Photo Credit: Brian Cox
There’s a very early issue of Mad magazine where the cover was designed to look like a school composition book on the outside, the (obviously humorous) idea being that it would act as camouflaged decoy from teachers who wouldn’t then know what the students were actually reading. We may wonder if Orem, Utah band The Used attempted a similar deception on their eighth studio album Heartwork, since several of the tracks share the title with that of a classic work of literature, including “The Lottery” and “Gravity’s Rainbow.” However, The Used truly drives this point by opening the album with a song called (and this is the song’s full title) “Paradise Lost, a poem by John Milton.”
Once we’re past this oddity, Heartwork is a lot closer to what you would expect as solid but fairly standard punk/emo/pop/hard rock album, and the track “Paradise Lost” proves so right off the bat. The band then immediately makes a 180-degree turn, at least in terms of title, with “Blow Me.” Relax: The full phrase in the harder-edged track is “Blow me away” (emphasis added), and it’s about gun violence (then again, maybe that shouldn’t make you relax). However, when The Used wish to bleed all the musical genres that they touch upon in a single track, they offer up “Darkness Bleeding – TFOF” (the abbreviation btw means “The Fire or Flood,” in case The Used are trying to popularize it for text messaging).
It would be too easy to say that “Wow, I Hate This Song” provides its own review, except that the track is a cleaver – and we hope exaggerated – take on the current state of music: “We all know those bad songs // Everything that’s on the radio // Makes me wanna f*cking bash my skull // Hurt myself literally.” Probably nothing on Heartwork would prompt quite that violent a reaction in even the most discriminating listener. However, “Lighthouse”, though a solid and enjoyable track with accessible lyrics, pleasant acoustic guitar and featured vocals by Blink-182 singer and bassist Mark Hoppus, is basically unabashed Top 40 bait (yet it’s not among the three tracks that have been released as singles, so maybe The Used are more cleaver than we think).

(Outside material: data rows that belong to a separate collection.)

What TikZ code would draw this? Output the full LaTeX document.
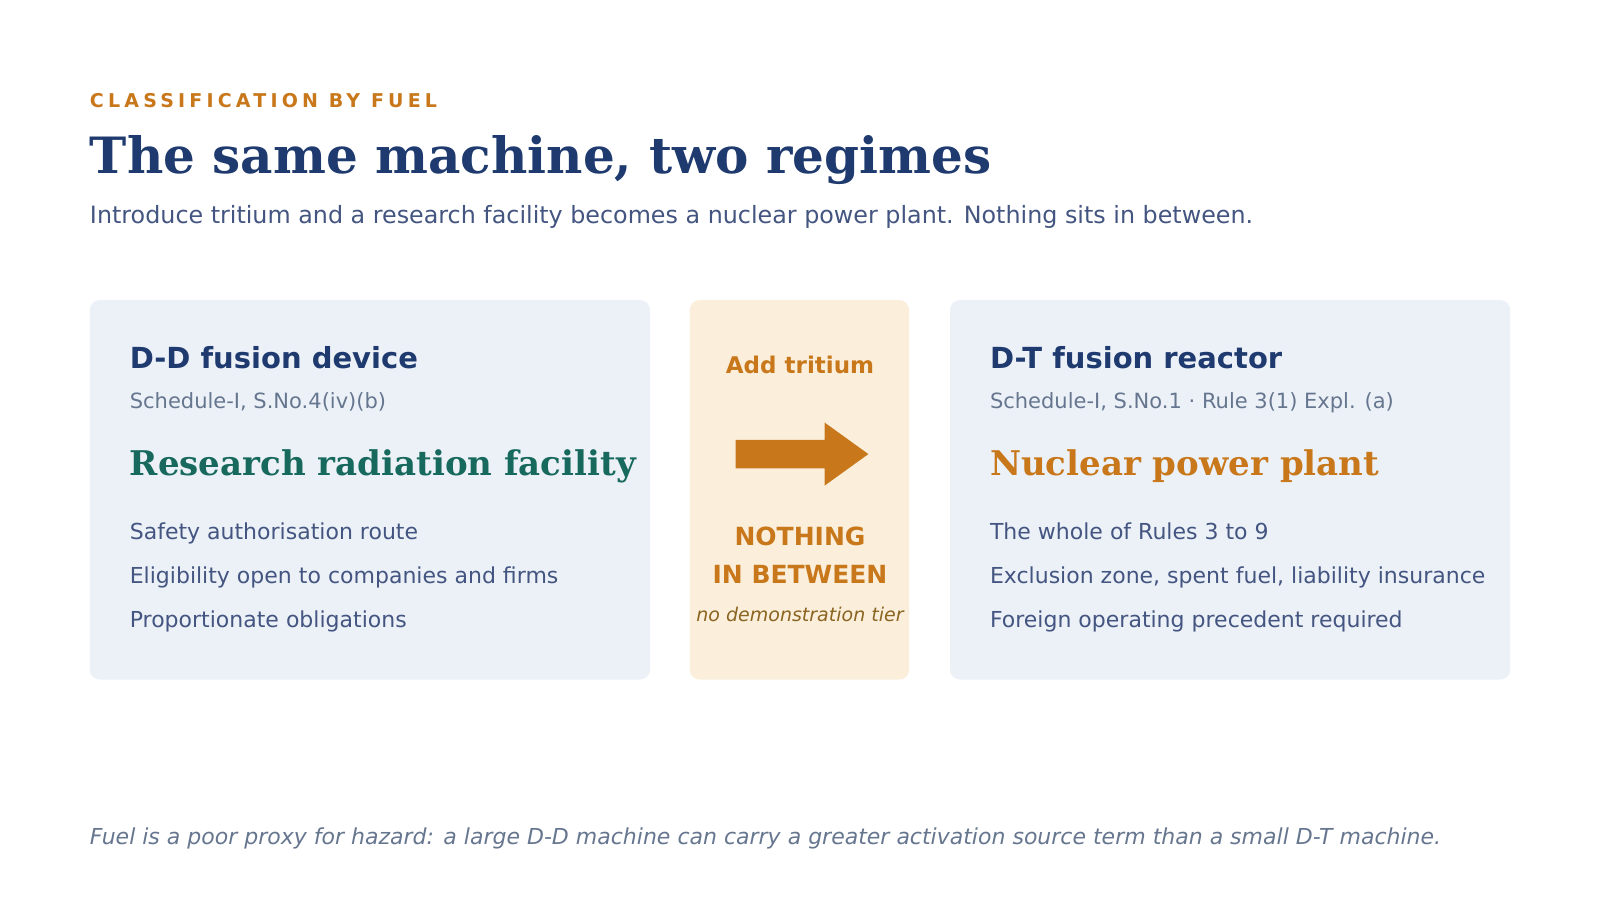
\documentclass[tikz,border=0pt]{standalone}
\usepackage{fontspec}
\setmainfont{DejaVu Sans}
\newfontfamily\serifbf{DejaVu Serif}
\usetikzlibrary{positioning}
\definecolor{navy}{HTML}{1E3A6E}
\definecolor{amber}{HTML}{C8781A}
\definecolor{teal}{HTML}{16695C}
\definecolor{slate}{HTML}{435580}
\definecolor{mute}{HTML}{66768F}
\definecolor{panel}{HTML}{ECF1F8}
\definecolor{cream}{HTML}{FBEFDC}
\definecolor{bronze}{HTML}{8A6420}
\tikzset{
  txt/.style={anchor=base west, inner sep=0pt},
  mid/.style={anchor=base, inner sep=0pt},
  card/.style={rounded corners=10pt},
  fs/.style={font=\fontsize{#1}{#1}\selectfont},
  fsb/.style={font=\fontsize{#1}{#1}\selectfont\bfseries},
  fsi/.style={font=\fontsize{#1}{#1}\selectfont\itshape}
}
\begin{document}
\begin{tikzpicture}[x=1.02pt,y=-1.02pt]
    \useasboundingbox[fill=white] (0,0) rectangle (1568,882);

    % header
    \node[txt, fsb=19, text=amber] (kicker) at (88,105) {\addfontfeature{LetterSpace=22}CLASSIFICATION BY FUEL};
    \node[txt, text=navy] (title) at (88,170) {\fontsize{50}{50}\serifbf\bfseries The same machine, two regimes};
    \node[txt, fs=23.8, text=slate] (sub) at (88,219) {Introduce tritium and a research facility becomes a nuclear power plant. Nothing sits in between.};

    % cards
    \fill[card, panel] (88,294) rectangle (637,666);
    \fill[card, cream] (676,294) rectangle (891,666);
    \fill[card, panel] (931,294) rectangle (1480,666);

    % left card
    \node[txt, fsb=29, text=navy] (ddhead) at (127,361) {D-D fusion device};
    \node[txt, fs=21, text=mute] (ddref) at (127,400) {Schedule-I, S.No.4(iv)(b)};
    \node[txt, text=teal] (ddclass) at (127,466) {\fontsize{34}{34}\serifbf\bfseries Research radiation facility};
    \foreach \y/\t in {529/Safety authorisation route, 572/Eligibility open to companies and firms, 615/Proportionate obligations}
        \node[txt, fs=22, text=slate] at (127,\y) {\t};

    % middle card
    \node[mid, fsb=23, text=amber] (add) at (784,366) {Add tritium};
    \fill[amber] (721,431) -- (808,431) -- (808,414) -- (851,445) -- (808,476) -- (808,459) -- (721,459) -- cycle;
    \node[mid, fsb=25, text=amber] (nothing) at (784,535) {NOTHING};
    \node[mid, fsb=25, text=amber] (between) at (784,572) {IN BETWEEN};
    \node[mid, fsi=19, text=bronze] (tier) at (784,609) {no demonstration tier};

    % right card
    \node[txt, fsb=29, text=navy] (dthead) at (970,361) {D-T fusion reactor};
    \node[txt, fs=21, text=mute] (dtref) at (970,400) {Schedule-I, S.No.1 · Rule 3(1) Expl. (a)};
    \node[txt, text=amber] (dtclass) at (970,466) {\fontsize{34}{34}\serifbf\bfseries Nuclear power plant};
    \foreach \y/\t in {529/The whole of Rules 3 to 9, 572/{Exclusion zone, spent fuel, liability insurance}, 615/Foreign operating precedent required}
        \node[txt, fs=22, text=slate] at (970,\y) {\t};

    % footer
    \node[txt, fsi=22, text=mute] (foot) at (88,828) {Fuel is a poor proxy for hazard: a large D-D machine can carry a greater activation source term than a small D-T machine.};
\end{tikzpicture}
\end{document}
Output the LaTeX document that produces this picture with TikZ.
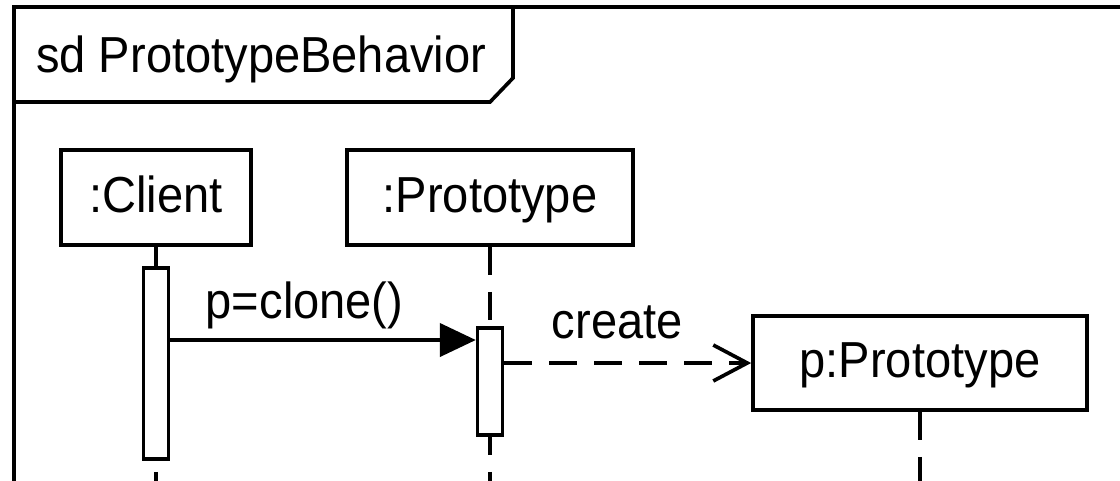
\documentclass[tikz,border=0pt]{standalone}
\usepackage{fontspec}
\setmainfont[FakeStretch=0.93]{Liberation Sans}
\usetikzlibrary{arrows.meta,positioning}
\tikzstyle{objbox} = [draw=black, fill=white, rectangle, inner sep=0,
    minimum height=2.375cm, text height=25.8pt, text depth=5pt]
\tikzstyle{actbar} = [draw=black, fill=white, rectangle, inner sep=0,
    minimum width=0.62cm]
\tikzstyle{lifeline} = [dash pattern=on 0.7cm off 0.425cm]
\tikzstyle{syncmsg} = [-{Triangle[length=0.9cm, width=0.83cm]}]
\tikzstyle{createmsg} = [dash pattern=on 0.7cm off 0.425cm,
    -{Straight Barb[length=0.85cm, width=0.9cm]}]
\tikzstyle{msglabel} = [anchor=base west, inner sep=0]

\begin{document}
\begin{tikzpicture}[line width=2.6pt, font=\fontsize{36}{42}\selectfont]
\useasboundingbox (0,0) rectangle (28,-12);
\clip (0,0) rectangle (28,-12);
% frame with its name tag
\draw (0.35,-13) -- (0.35,-0.175) -- (29,-0.175);
\draw (0.35,-2.55) -- (12.25,-2.55) -- (12.825,-1.95) -- (12.825,-0.175);
\node[msglabel] (title) at (0.86,-1.8) {sd PrototypeBehavior};

% objects
\node[objbox, minimum width=4.75cm] (client) at (3.9,-4.9375) {:Client};
\node[objbox, minimum width=7.15cm] (proto) at (12.25,-4.9375) {:Prototype};
\node[objbox, minimum width=8.35cm, minimum height=2.35cm] (newp) at (23,-9.075) {p:Prototype};

% lifelines
\draw[lifeline] (client.south) -- ++(0,-7.5);
\draw[lifeline] (proto.south) -- ++(0,-7.5);
\draw[lifeline] (newp.south) -- ++(0,-3.5);

% activations
\node[actbar, minimum height=4.775cm] (cbar) at (3.9,-9.0875) {};
\node[actbar, minimum height=2.675cm] (pbar) at (12.25,-9.5375) {};

% messages
\coordinate (m1) at (0,-8.5);
\draw[syncmsg] (cbar.east |- m1) -- (pbar.west |- m1);
\node[msglabel] (lclone) at (5.1,-7.95) {p=clone()};
\draw[createmsg] (pbar.east |- newp.west) -- (newp.west);
\node[msglabel] (lcreate) at (13.75,-8.45) {create};
\end{tikzpicture}
\end{document}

The bouncy “Obvious Blasé” follows “Lighthouse”, which is also obviously a pop song. However, lest anyone be too concerned, The Used get right back to hard rock with “Lottery” (which the lyrics suggests was in fact inspired by the classic Shirley Jackson short story about the one lottery nobody wants to win). The band maintains both the harder edge and inspiration from classic literature with “1984 – Infinite Jest” (hey, that one uses the title of two well-known books), a track echoing Nine Inch Nails and Sonic Youth which features a haunting whisper vocal. The title track is something of a companion piece to this one, an almost incidental but effective industrial sidebar with spoken-word lyrics.
The aforementioned “Gravity’s Rainbow” opens with a string section (which may actually be synths) a la “Kashmir”, after which the whole track attempts a sort of epic feel, similar to both the Led Zeppelin classic and the Thomas Pynchon novel from which it takes its name. “To Feel Something” starts off with what sounds like a ringtone knock-off version of the opening to the Who’s “Baba O’Riley” and does for the most part work as a sort of grand finale to Heartwork, despite being less than three minutes long. Unfortunately, some of that time in what otherwise should have been a solid, heartfelt mid-tempo tune instead give way to the obligatory, predictable “screaming” section, which in this case we really didn’t need to hear.
So will rock fans feel something for Heartwork? Appreciation? Contempt? Indifference? Well, so far as of this writing, it’s the band’s lowest-charting full-length release to date (although the current health crisis which has been affecting the entire music industry obviously isn’t helping anything). But it certainly shouldn’t be too late for the album to find the audience it deserves, because Heartwork, for the most part, does work.